## Data extract:
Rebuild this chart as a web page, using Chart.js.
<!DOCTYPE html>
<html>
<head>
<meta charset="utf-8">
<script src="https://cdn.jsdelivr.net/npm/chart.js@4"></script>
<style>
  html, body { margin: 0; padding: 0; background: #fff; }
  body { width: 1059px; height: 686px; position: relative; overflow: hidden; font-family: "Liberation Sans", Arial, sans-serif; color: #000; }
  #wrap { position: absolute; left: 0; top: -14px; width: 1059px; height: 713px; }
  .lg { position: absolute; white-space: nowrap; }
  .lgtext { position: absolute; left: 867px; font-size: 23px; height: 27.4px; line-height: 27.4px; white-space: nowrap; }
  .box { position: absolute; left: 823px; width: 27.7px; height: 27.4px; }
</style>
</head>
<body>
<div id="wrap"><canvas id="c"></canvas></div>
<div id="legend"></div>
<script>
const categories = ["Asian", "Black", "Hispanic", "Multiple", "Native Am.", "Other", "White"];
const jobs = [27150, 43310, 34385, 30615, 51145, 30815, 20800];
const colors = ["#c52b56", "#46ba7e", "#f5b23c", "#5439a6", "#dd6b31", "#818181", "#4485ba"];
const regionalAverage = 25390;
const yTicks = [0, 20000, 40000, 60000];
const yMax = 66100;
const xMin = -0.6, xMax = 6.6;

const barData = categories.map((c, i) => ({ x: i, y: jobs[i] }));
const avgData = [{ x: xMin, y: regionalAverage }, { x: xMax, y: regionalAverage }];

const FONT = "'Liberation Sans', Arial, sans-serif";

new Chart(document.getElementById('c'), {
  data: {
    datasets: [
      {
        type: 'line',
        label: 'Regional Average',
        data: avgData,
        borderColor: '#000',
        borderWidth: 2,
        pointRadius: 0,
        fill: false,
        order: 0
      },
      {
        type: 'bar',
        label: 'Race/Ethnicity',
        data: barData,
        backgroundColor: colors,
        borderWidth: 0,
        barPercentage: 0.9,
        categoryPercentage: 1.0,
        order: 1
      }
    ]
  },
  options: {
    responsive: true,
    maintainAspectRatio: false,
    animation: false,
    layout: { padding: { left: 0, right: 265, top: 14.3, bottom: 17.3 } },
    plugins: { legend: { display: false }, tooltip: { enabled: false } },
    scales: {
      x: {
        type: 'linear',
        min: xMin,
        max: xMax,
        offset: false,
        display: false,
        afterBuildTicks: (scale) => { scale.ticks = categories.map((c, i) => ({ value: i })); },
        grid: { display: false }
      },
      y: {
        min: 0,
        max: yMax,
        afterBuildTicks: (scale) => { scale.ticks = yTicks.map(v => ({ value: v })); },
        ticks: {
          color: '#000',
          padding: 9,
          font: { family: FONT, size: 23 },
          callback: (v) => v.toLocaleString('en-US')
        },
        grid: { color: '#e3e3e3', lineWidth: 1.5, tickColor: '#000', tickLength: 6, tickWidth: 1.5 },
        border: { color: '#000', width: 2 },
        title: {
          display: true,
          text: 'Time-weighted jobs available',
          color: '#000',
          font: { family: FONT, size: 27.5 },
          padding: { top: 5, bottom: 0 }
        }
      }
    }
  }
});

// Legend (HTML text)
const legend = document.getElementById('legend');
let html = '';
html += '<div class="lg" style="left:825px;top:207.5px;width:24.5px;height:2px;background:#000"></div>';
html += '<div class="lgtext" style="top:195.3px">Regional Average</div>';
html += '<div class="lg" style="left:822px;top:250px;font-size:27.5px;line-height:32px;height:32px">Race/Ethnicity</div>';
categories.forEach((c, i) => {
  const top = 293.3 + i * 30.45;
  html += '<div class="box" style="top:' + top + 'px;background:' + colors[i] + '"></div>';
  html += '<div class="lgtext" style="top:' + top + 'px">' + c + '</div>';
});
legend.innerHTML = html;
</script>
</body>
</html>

## Exercise prompt:
All of the lines above must be returned exactly.

## Answer to the task:
Rebuild this chart as a web page, using Chart.js.
<!DOCTYPE html>
<html>
<head>
<meta charset="utf-8">
<script src="https://cdn.jsdelivr.net/npm/chart.js@4"></script>
<style>
  html, body { margin: 0; padding: 0; background: #fff; }
  body { width: 1059px; height: 686px; position: relative; overflow: hidden; font-family: "Liberation Sans", Arial, sans-serif; color: #000; }
  #wrap { position: absolute; left: 0; top: -14px; width: 1059px; height: 713px; }
  .lg { position: absolute; white-space: nowrap; }
  .lgtext { position: absolute; left: 867px; font-size: 23px; height: 27.4px; line-height: 27.4px; white-space: nowrap; }
  .box { position: absolute; left: 823px; width: 27.7px; height: 27.4px; }
</style>
</head>
<body>
<div id="wrap"><canvas id="c"></canvas></div>
<div id="legend"></div>
<script>
const categories = ["Asian", "Black", "Hispanic", "Multiple", "Native Am.", "Other", "White"];
const jobs = [27150, 43310, 34385, 30615, 51145, 30815, 20800];
const colors = ["#c52b56", "#46ba7e", "#f5b23c", "#5439a6", "#dd6b31", "#818181", "#4485ba"];
const regionalAverage = 25390;
const yTicks = [0, 20000, 40000, 60000];
const yMax = 66100;
const xMin = -0.6, xMax = 6.6;

const barData = categories.map((c, i) => ({ x: i, y: jobs[i] }));
const avgData = [{ x: xMin, y: regionalAverage }, { x: xMax, y: regionalAverage }];

const FONT = "'Liberation Sans', Arial, sans-serif";

new Chart(document.getElementById('c'), {
  data: {
    datasets: [
      {
        type: 'line',
        label: 'Regional Average',
        data: avgData,
        borderColor: '#000',
        borderWidth: 2,
        pointRadius: 0,
        fill: false,
        order: 0
      },
      {
        type: 'bar',
        label: 'Race/Ethnicity',
        data: barData,
        backgroundColor: colors,
        borderWidth: 0,
        barPercentage: 0.9,
        categoryPercentage: 1.0,
        order: 1
      }
    ]
  },
  options: {
    responsive: true,
    maintainAspectRatio: false,
    animation: false,
    layout: { padding: { left: 0, right: 265, top: 14.3, bottom: 17.3 } },
    plugins: { legend: { display: false }, tooltip: { enabled: false } },
    scales: {
      x: {
        type: 'linear',
        min: xMin,
        max: xMax,
        offset: false,
        display: false,
        afterBuildTicks: (scale) => { scale.ticks = categories.map((c, i) => ({ value: i })); },
        grid: { display: false }
      },
      y: {
        min: 0,
        max: yMax,
        afterBuildTicks: (scale) => { scale.ticks = yTicks.map(v => ({ value: v })); },
        ticks: {
          color: '#000',
          padding: 9,
          font: { family: FONT, size: 23 },
          callback: (v) => v.toLocaleString('en-US')
        },
        grid: { color: '#e3e3e3', lineWidth: 1.5, tickColor: '#000', tickLength: 6, tickWidth: 1.5 },
        border: { color: '#000', width: 2 },
        title: {
          display: true,
          text: 'Time-weighted jobs available',
          color: '#000',
          font: { family: FONT, size: 27.5 },
          padding: { top: 5, bottom: 0 }
        }
      }
    }
  }
});

// Legend (HTML text)
const legend = document.getElementById('legend');
let html = '';
html += '<div class="lg" style="left:825px;top:207.5px;width:24.5px;height:2px;background:#000"></div>';
html += '<div class="lgtext" style="top:195.3px">Regional Average</div>';
html += '<div class="lg" style="left:822px;top:250px;font-size:27.5px;line-height:32px;height:32px">Race/Ethnicity</div>';
categories.forEach((c, i) => {
  const top = 293.3 + i * 30.45;
  html += '<div class="box" style="top:' + top + 'px;background:' + colors[i] + '"></div>';
  html += '<div class="lgtext" style="top:' + top + 'px">' + c + '</div>';
});
legend.innerHTML = html;
</script>
</body>
</html>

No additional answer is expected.